|Ranger hut before the storm picked up in the night. Current weather conditions aren't allowing for great photo's.|
With 2.5 inches of water falling from the ski in the last 24 hrs, and sustained winds above 35 mph this week's storm has proven to be much more than a summer squall. Since the storm began early Thursday morning, visibility at Camp Muir has been nearly zero due to the sustained winds, intense precip and high level of snow transport. All independent climbers and guided teams turned around near pebble creek or below yesterday due to deteriorating conditions. Although the weather is forecast to let up a bit by Saturday, sustained winds and another pulse of precipitation on Saturday evening may continue to make mountain travel difficult through the weekend. Although the winds are making it tricky to judge the total accumulation of snowfall on the upper mountain, it's certainly stacking up on leeward aspects and "fetch" zones. Rangers are experiencing pockets of snow around camp from 1-3' in depth. Everything else around camp that hasn't accumulated new snow is covered in 1-3" of ice.

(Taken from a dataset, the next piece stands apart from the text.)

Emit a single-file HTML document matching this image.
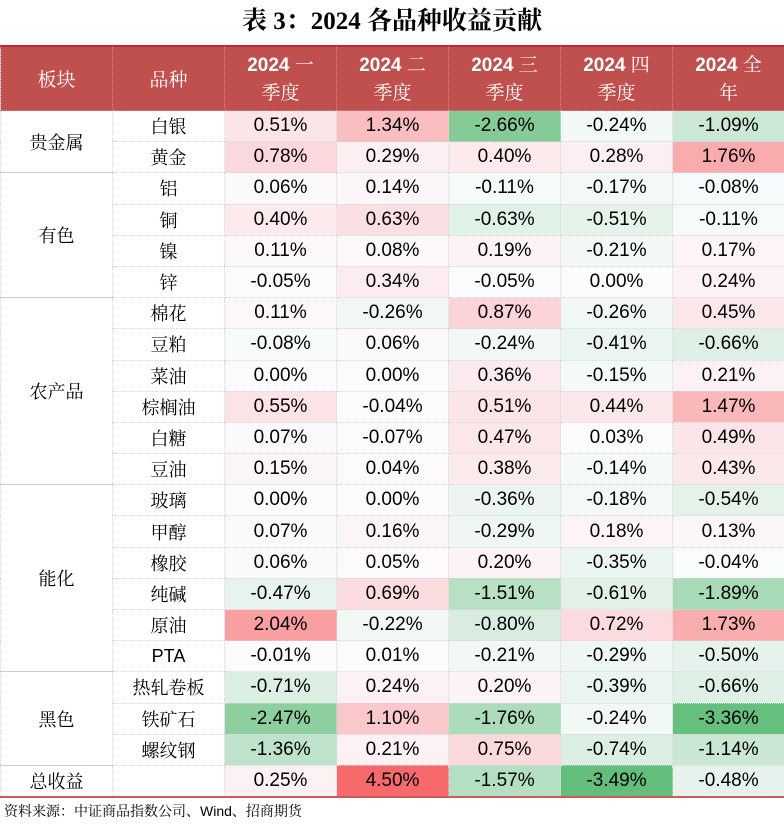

Guided parties headed up to Camp Muir today are reporting challenging conditions in the white out and difficult navigation as many of the wands up the snowfield have either blown away or are buried in snow. In storms like this, proper preparedness and conservative decision making are more crucial. What starts out as light rain leaving the parking lot can quickly turn into blizzard like conditions as temperatures drop and saturated clothing begins to freeze. Anyone planning to travel up the snowfield this weekend should be carrying a GPS with an appropriate track log or "route" of the path to Camp Muir. Appropriate winter layers/clothing and enough supplies/equipment to make an emergency bivy on the route if necessary are also critical this weekend.

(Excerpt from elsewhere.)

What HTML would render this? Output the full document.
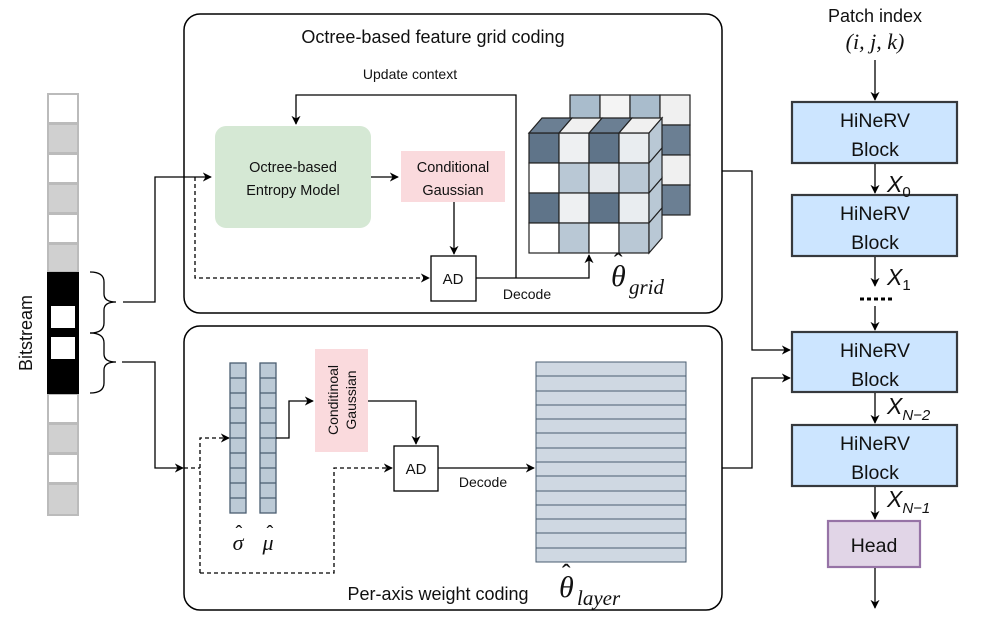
<!DOCTYPE html>
<html><head><meta charset="utf-8"><style>
html,body{margin:0;padding:0;background:#fff}
svg{display:block}
text{font-family:"Liberation Sans",sans-serif;fill:#111}
.m{font-family:"Liberation Serif",serif;font-style:italic}
</style></head><body>
<svg width="997" height="627" viewBox="0 0 997 627" xmlns="http://www.w3.org/2000/svg">
<defs>
<marker id="a" viewBox="0 0 10 10" refX="9" refY="5" markerWidth="7" markerHeight="7" orient="auto-start-reverse"><path d="M0,0 L10,5 L0,10 L3,5 z" fill="#000"/></marker>
</defs>
<rect x="184" y="14" width="538" height="299" rx="16" fill="none" stroke="#000" stroke-width="1.5"/>
<rect x="184" y="326" width="538" height="284" rx="16" fill="none" stroke="#000" stroke-width="1.5"/>
<text x="433" y="43" font-size="18" text-anchor="middle">Octree-based feature grid coding</text>
<text x="438" y="600" font-size="18" text-anchor="middle">Per-axis weight coding</text>
<text x="410" y="79" font-size="14" text-anchor="middle">Update context</text>

<rect x="215" y="126" width="156" height="102" rx="11" fill="#d5e8d4"/>
<text x="293" y="172" font-size="14.5" text-anchor="middle">Octree-based</text>
<text x="293" y="195" font-size="14.5" text-anchor="middle">Entropy Model</text>
<rect x="401" y="151" width="104" height="51" fill="#fadadd"/>
<text x="453" y="172" font-size="14.5" text-anchor="middle">Conditional</text>
<text x="453" y="195" font-size="14.5" text-anchor="middle">Gaussian</text>
<rect x="431" y="256" width="45" height="45" fill="#fff" stroke="#000" stroke-width="1.3"/>
<text x="453" y="284" font-size="15" text-anchor="middle">AD</text>
<g fill="none" stroke="#000" stroke-width="1.3">
<path d="M371,177 L398,177" marker-end="url(#a)"/>
<path d="M454,202 L454,254" marker-end="url(#a)"/>
<path d="M516,278 L516,95 L296,95 L296,124" marker-end="url(#a)"/>
<path d="M476,278 L589,278 L589,255" marker-end="url(#a)"/>
<path d="M195,177 L195,278 L429,278" stroke-dasharray="4,3" marker-end="url(#a)"/>
</g>
<text x="527" y="299" font-size="14" text-anchor="middle">Decode</text>

<!-- cube -->
<g stroke="#222" stroke-width="1.2">
<g transform="translate(41,-38)">
 <rect x="529" y="133" width="30" height="30" fill="#a9bccc"/>
 <rect x="559" y="133" width="30" height="30" fill="#f4f4f4"/>
 <rect x="589" y="133" width="30" height="30" fill="#a9bccc"/>
 <rect x="619" y="133" width="30" height="30" fill="#f0f0f0"/>
 <rect x="619" y="163" width="30" height="30" fill="#6b7f93"/>
 <rect x="619" y="193" width="30" height="30" fill="#f0f0f0"/>
 <rect x="619" y="223" width="30" height="30" fill="#6b7f93"/>
</g>
<rect x="529" y="133" width="30" height="30" fill="#5f7489"/>
<rect x="559" y="133" width="30" height="30" fill="#eef0f2"/>
<rect x="589" y="133" width="30" height="30" fill="#5f7489"/>
<rect x="619" y="133" width="30" height="30" fill="#e9edf0"/>
<rect x="529" y="163" width="30" height="30" fill="#fff"/>
<rect x="559" y="163" width="30" height="30" fill="#b9c8d5"/>
<rect x="589" y="163" width="30" height="30" fill="#e4e8ec"/>
<rect x="619" y="163" width="30" height="30" fill="#b9c8d5"/>
<rect x="529" y="193" width="30" height="30" fill="#5f7489"/>
<rect x="559" y="193" width="30" height="30" fill="#eef0f2"/>
<rect x="589" y="193" width="30" height="30" fill="#5f7489"/>
<rect x="619" y="193" width="30" height="30" fill="#e9edf0"/>
<rect x="529" y="223" width="30" height="30" fill="#fff"/>
<rect x="559" y="223" width="30" height="30" fill="#b9c8d5"/>
<rect x="589" y="223" width="30" height="30" fill="#fff"/>
<rect x="619" y="223" width="30" height="30" fill="#b9c8d5"/>
<g fill="#6b7f93">
<polygon points="529,133 542,118 572,118 559,133"/>
<polygon points="589,133 602,118 632,118 619,133"/>
</g>
<g fill="#f0f0f0">
<polygon points="559,133 572,118 602,118 589,133"/>
<polygon points="619,133 632,118 662,118 649,133"/>
</g>
<g fill="#b9c8d5">
<polygon points="649,133 662,118 662,148 649,163"/>
<polygon points="649,163 662,148 662,178 649,193"/>
<polygon points="649,193 662,178 662,208 649,223"/>
<polygon points="649,223 662,208 662,238 649,253"/>
</g>
</g>
<text x="611" y="286" font-size="30" class="m">θ</text>
<text x="614" y="272" font-size="26" font-family="Liberation Serif">ˆ</text>
<text x="629" y="294" font-size="21" class="m">grid</text>

<!-- bitstream -->
<g stroke="#bbb" stroke-width="2">
<rect x="48" y="94" width="30" height="29" fill="#fff"/>
<rect x="48" y="124" width="30" height="29" fill="#d0d0d0"/>
<rect x="48" y="154" width="30" height="29" fill="#fff"/>
<rect x="48" y="184" width="30" height="29" fill="#d0d0d0"/>
<rect x="48" y="214" width="30" height="29" fill="#fff"/>
<rect x="48" y="244" width="30" height="28" fill="#d0d0d0"/>
<rect x="48" y="394" width="30" height="29" fill="#fff"/>
<rect x="48" y="424" width="30" height="29" fill="#d0d0d0"/>
<rect x="48" y="454" width="30" height="29" fill="#fff"/>
<rect x="48" y="484" width="30" height="31" fill="#d0d0d0"/>
</g>
<rect x="47" y="272" width="32" height="122" fill="#000"/>
<rect x="51" y="306" width="24" height="22" fill="#fff"/>
<rect x="51" y="337" width="24" height="22" fill="#fff"/>
<text transform="translate(32,333) rotate(-90)" font-size="18" text-anchor="middle">Bitstream</text>
<g fill="none" stroke="#000" stroke-width="1.3">
<path d="M90,272 Q104,272 104,282 L104,294 Q104,302 116,302 Q104,302 104,310 L104,323 Q104,333 90,333"/>
<path d="M90,333 Q104,333 104,343 L104,354 Q104,362 116,362 Q104,362 104,370 L104,383 Q104,393 90,393"/>
<path d="M123,302 L155,302 L155,177 L211,177" marker-end="url(#a)"/>
<path d="M122,362 L155,362 L155,468 L183,468" marker-end="url(#a)"/>
<path d="M184,468 L200,468" stroke-dasharray="4,3"/>
</g>

<!-- bottom internals -->
<g stroke="#4a5d70" stroke-width="1.3" fill="#bccad6">
<rect x="230" y="363" width="16" height="150"/>
<rect x="260" y="363" width="16" height="150"/>
<path d="M230,378H246M230,393H246M230,408H246M230,423H246M230,438H246M230,453H246M230,468H246M230,483H246M230,498H246M260,378H276M260,393H276M260,408H276M260,423H276M260,438H276M260,453H276M260,468H276M260,483H276M260,498H276" fill="none"/>
</g>
<text x="238" y="550" font-size="22" class="m" text-anchor="middle">σ</text>
<text x="239" y="540" font-size="20" font-family="Liberation Serif" text-anchor="middle">ˆ</text>
<text x="268" y="550" font-size="22" class="m" text-anchor="middle">μ</text>
<text x="270" y="540" font-size="20" font-family="Liberation Serif" text-anchor="middle">ˆ</text>
<rect x="315" y="349" width="53" height="103" fill="#fadadd"/>
<text transform="translate(338,400) rotate(-90)" font-size="14" text-anchor="middle">Conditinoal</text>
<text transform="translate(356,400) rotate(-90)" font-size="14" text-anchor="middle">Gaussian</text>
<rect x="394" y="446" width="44" height="45" fill="#fff" stroke="#000" stroke-width="1.3"/>
<text x="416" y="474" font-size="15" text-anchor="middle">AD</text>
<text x="483" y="487" font-size="14" text-anchor="middle">Decode</text>
<g fill="none" stroke="#000" stroke-width="1.3">
<path d="M276,438 L289,438 L289,401 L313,401" marker-end="url(#a)"/>
<path d="M368,401 L416,401 L416,444" marker-end="url(#a)"/>
<path d="M438,468 L534,468" marker-end="url(#a)"/>
<path d="M200,573 L200,438 L229,438" stroke-dasharray="4,3" marker-end="url(#a)"/>
<path d="M200,573 L334,573 L334,468 L392,468" stroke-dasharray="4,3" marker-end="url(#a)"/>
</g>
<rect x="536" y="362" width="150" height="200" fill="#cfd8e2" stroke="#4a5d70" stroke-width="1"/>
<path d="M536,376H686M536,391H686M536,405H686M536,419H686M536,433H686M536,448H686M536,462H686M536,476H686M536,491H686M536,505H686M536,519H686M536,533H686M536,548H686" stroke="#4a5d70" stroke-width="1" fill="none"/>
<text x="559" y="597" font-size="30" class="m">θ</text>
<text x="562" y="583" font-size="26" font-family="Liberation Serif">ˆ</text>
<text x="577" y="605" font-size="21" class="m">layer</text>

<g fill="none" stroke="#000" stroke-width="1.3">
<path d="M722,171 L752,171 L752,350 L790,350" marker-end="url(#a)"/>
<path d="M722,468 L752,468 L752,378 L790,378" marker-end="url(#a)"/>
</g>

<text x="875" y="22" font-size="18" text-anchor="middle">Patch index</text>
<text x="875" y="49" font-size="22" class="m" text-anchor="middle">(i, j, k)</text>
<g fill="#cce5ff" stroke="#36393d" stroke-width="2.2">
<rect x="792" y="102" width="165" height="61"/>
<rect x="792" y="195" width="165" height="61"/>
<rect x="792" y="332" width="165" height="60"/>
<rect x="792" y="425" width="165" height="61"/>
</g>
<rect x="828" y="521" width="92" height="46" fill="#e1d5e7" stroke="#9673a6" stroke-width="2.2"/>
<g font-size="19.5" text-anchor="middle">
<text x="875" y="127">HiNeRV</text><text x="875" y="156">Block</text>
<text x="875" y="220">HiNeRV</text><text x="875" y="249">Block</text>
<text x="875" y="357">HiNeRV</text><text x="875" y="386">Block</text>
<text x="875" y="450">HiNeRV</text><text x="875" y="479">Block</text>
<text x="874" y="552">Head</text>
</g>
<g fill="none" stroke="#000" stroke-width="1.3">
<path d="M875,60 L875,100" marker-end="url(#a)"/>
<path d="M875,164 L875,193" marker-end="url(#a)"/>
<path d="M875,257 L875,286" marker-end="url(#a)"/>
<path d="M875,306 L875,330" marker-end="url(#a)"/>
<path d="M875,393 L875,423" marker-end="url(#a)"/>
<path d="M875,487 L875,519" marker-end="url(#a)"/>
<path d="M875,568 L875,608" marker-end="url(#a)"/>
<path d="M860,299 L894,299" stroke-width="3" stroke-dasharray="4,3"/>
</g>
<g class="m" font-size="23">
<text x="887" y="192">X<tspan font-size="15" font-style="normal" dy="5">0</tspan></text>
<text x="887" y="285">X<tspan font-size="15" font-style="normal" dy="5">1</tspan></text>
<text x="887" y="414">X<tspan font-size="15" dy="6">N−2</tspan></text>
<text x="887" y="507">X<tspan font-size="15" dy="6">N−1</tspan></text>
</g>
</svg>
</body></html>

Many folks have been calling to inquire about climbing conditions as the weather breaks and begins to warm early next week. Although the weather is calling for general clearing by next week, climbers must keep in mind the amount of new snow this storm cycle has put down on the mountain (2.5 inches of water!!!!) in the last 24 hrs. This, paired with the rapid warm up will no doubt lead to unstable snow conditions on the upper mountain for a few days as the snow pack begins to heal/consolidate. If you plan to come up for a climb or an overnight in the next few days, be certain to tie in with rangers stationed at the Climbing Information Center in Paradise. These rangers are and invaluable resource for weather and route condition information before you head up the hill.